Let $S=1+10+19+28+\cdots+10^{2013}$. How often does the digit 5 occur in $S$.

 

[chisigma]

Let $S=1+10+19+28+\cdots+10^{2013}$. How often does the digit 5 occur in $S$.

[sp]It is a series of arithmetic type ...

$\displaystyle S_{n} = \sum_{k=1}^{n} a_{k},\ a_{k} = a_{1} + d\ (k-1)\ (1)$

... where $d=9$, $a_{1}=1$ and...

$\displaystyle n= \frac{10^{m} - 1}{9} + 1\ (2)$

It is well known that...

$\displaystyle S_{n} = \frac{n}{2} (a_{1} + a_{n})\ (3)$

... and because $\frac{n}{2}$ is a number composed by m-2 digits 'five'and 1 digit 'sex' the numer of digit 'five' in $S_{n}$ is 2 (m-2). For m=2013 the number of digit 'five' is 2 (2013 - 2) = 4022...[/sp]

Kind regards

$\chi$ $\sigma$

 

[anemone]

[sp]It is a series of arithmetic type ...
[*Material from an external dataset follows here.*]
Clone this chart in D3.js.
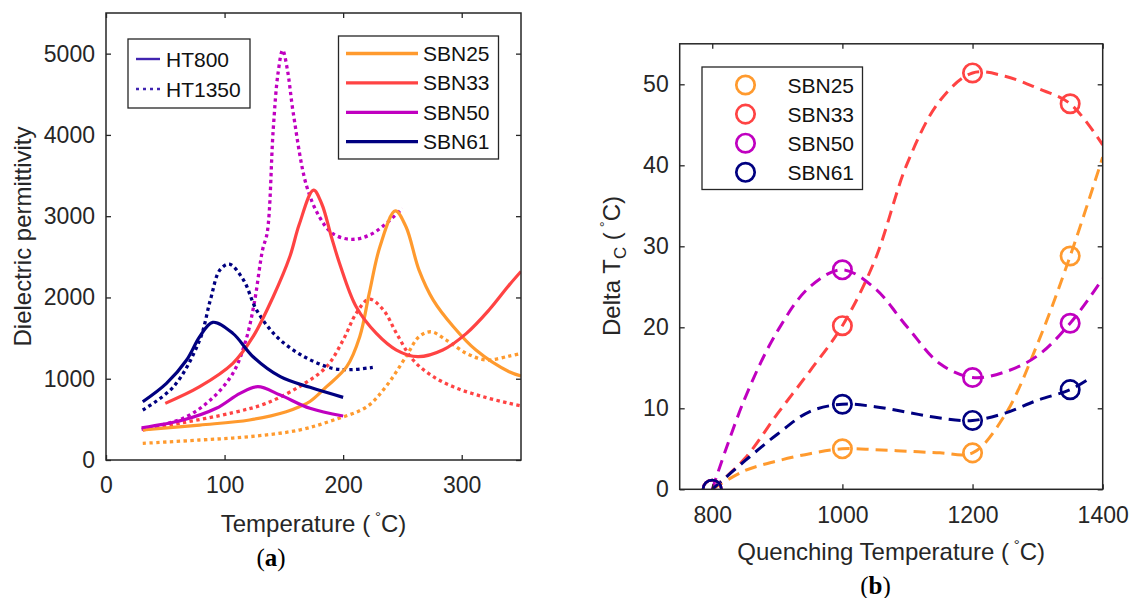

$\displaystyle S_{n} = \sum_{k=1}^{n} a_{k},\ a_{k} = a_{1} + d\ (k-1)\ (1)$

... where $d=9$, $a_{1}=1$ and...

$\displaystyle n= \frac{10^{m} - 1}{9} + 1\ (2)$

It is well known that...

$\displaystyle S_{n} = \frac{n}{2} (a_{1} + a_{n})\ (3)$

... and because $\frac{n}{2}$ is a number composed by m-2 digits 'five'and 1 digit 'sex' the numer of digit 'five' in $S_{n}$ is 2 (m-2). For m=2013 the number of digit 'five' is 2 (2013 - 2) = 4022...[/sp]

Kind regards

$\chi$ $\sigma$

Hi chisigma,:)

This is one very easy to follow and nevertheless VERY elegant solution to a pretty hard challenge! How many thumbs up can I give to this solution?!?(Yes)(Yes)
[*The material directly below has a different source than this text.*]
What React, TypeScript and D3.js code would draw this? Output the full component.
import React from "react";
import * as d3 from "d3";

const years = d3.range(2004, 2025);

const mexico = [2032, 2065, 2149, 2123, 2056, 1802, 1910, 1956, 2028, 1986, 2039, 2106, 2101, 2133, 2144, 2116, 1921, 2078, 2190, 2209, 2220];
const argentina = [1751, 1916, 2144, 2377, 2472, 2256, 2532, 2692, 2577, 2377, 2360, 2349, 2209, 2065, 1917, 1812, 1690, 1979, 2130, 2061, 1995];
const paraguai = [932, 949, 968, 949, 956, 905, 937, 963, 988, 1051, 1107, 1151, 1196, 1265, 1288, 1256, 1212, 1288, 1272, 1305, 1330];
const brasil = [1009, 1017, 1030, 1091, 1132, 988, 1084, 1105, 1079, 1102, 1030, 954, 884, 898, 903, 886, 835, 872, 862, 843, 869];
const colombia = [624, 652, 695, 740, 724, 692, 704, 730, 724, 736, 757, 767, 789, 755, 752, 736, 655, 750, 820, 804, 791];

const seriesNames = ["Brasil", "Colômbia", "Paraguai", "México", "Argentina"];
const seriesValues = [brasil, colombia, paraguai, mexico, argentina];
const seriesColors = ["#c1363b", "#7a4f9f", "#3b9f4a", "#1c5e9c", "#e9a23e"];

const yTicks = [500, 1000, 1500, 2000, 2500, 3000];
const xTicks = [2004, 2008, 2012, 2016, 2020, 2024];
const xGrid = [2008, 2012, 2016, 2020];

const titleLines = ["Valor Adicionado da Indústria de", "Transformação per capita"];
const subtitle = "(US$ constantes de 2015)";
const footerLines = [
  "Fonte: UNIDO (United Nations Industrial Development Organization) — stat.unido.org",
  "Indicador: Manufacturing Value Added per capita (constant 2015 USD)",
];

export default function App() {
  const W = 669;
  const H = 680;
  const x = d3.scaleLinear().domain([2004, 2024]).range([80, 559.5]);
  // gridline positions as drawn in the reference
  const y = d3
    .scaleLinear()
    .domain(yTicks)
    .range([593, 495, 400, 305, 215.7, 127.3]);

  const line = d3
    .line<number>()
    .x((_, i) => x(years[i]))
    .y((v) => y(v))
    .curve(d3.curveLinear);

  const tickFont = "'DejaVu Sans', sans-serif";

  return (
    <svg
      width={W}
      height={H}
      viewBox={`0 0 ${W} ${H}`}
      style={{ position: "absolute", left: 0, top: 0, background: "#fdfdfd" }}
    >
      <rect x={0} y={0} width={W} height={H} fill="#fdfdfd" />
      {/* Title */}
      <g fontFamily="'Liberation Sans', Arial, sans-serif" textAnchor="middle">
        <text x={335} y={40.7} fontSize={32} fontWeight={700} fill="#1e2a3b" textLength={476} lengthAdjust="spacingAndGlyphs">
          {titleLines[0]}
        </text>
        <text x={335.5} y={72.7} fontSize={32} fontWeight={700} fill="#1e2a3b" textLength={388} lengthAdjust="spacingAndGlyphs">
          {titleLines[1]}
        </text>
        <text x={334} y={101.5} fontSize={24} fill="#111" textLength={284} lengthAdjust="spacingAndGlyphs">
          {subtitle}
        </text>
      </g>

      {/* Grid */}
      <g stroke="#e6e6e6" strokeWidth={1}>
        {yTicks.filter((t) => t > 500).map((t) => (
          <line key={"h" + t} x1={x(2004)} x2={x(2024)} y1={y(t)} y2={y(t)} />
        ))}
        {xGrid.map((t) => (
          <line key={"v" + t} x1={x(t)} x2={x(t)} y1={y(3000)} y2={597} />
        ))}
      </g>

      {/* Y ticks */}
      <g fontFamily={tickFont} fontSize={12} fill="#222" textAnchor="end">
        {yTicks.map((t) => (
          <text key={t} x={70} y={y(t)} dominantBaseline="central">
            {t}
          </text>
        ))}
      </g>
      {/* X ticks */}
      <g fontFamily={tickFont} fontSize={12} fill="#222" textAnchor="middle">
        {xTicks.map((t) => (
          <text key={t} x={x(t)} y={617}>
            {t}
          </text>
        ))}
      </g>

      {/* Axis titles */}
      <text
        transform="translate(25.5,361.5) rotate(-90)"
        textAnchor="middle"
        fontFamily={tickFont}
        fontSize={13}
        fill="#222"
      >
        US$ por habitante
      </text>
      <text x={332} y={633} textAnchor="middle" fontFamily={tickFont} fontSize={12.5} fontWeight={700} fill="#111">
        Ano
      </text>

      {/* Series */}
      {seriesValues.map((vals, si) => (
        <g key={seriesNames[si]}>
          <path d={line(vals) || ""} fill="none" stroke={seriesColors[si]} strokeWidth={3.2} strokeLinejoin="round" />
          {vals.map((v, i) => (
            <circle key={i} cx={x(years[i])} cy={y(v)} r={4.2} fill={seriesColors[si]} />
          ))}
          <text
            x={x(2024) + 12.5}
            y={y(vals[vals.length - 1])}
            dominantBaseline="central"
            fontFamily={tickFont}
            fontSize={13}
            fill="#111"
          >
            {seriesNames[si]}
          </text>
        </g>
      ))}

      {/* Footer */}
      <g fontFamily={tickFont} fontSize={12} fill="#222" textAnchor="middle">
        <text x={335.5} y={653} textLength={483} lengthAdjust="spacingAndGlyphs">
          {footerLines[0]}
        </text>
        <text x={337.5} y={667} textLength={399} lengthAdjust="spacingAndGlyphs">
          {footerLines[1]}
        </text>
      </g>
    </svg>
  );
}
Your reply kind of reassuring me to keep posting many more challenge problems here because it seems to me our members will just continue to surprise us by their wonderful and insightful solution!

Thanks chisigma for this solution! And thanks for participating!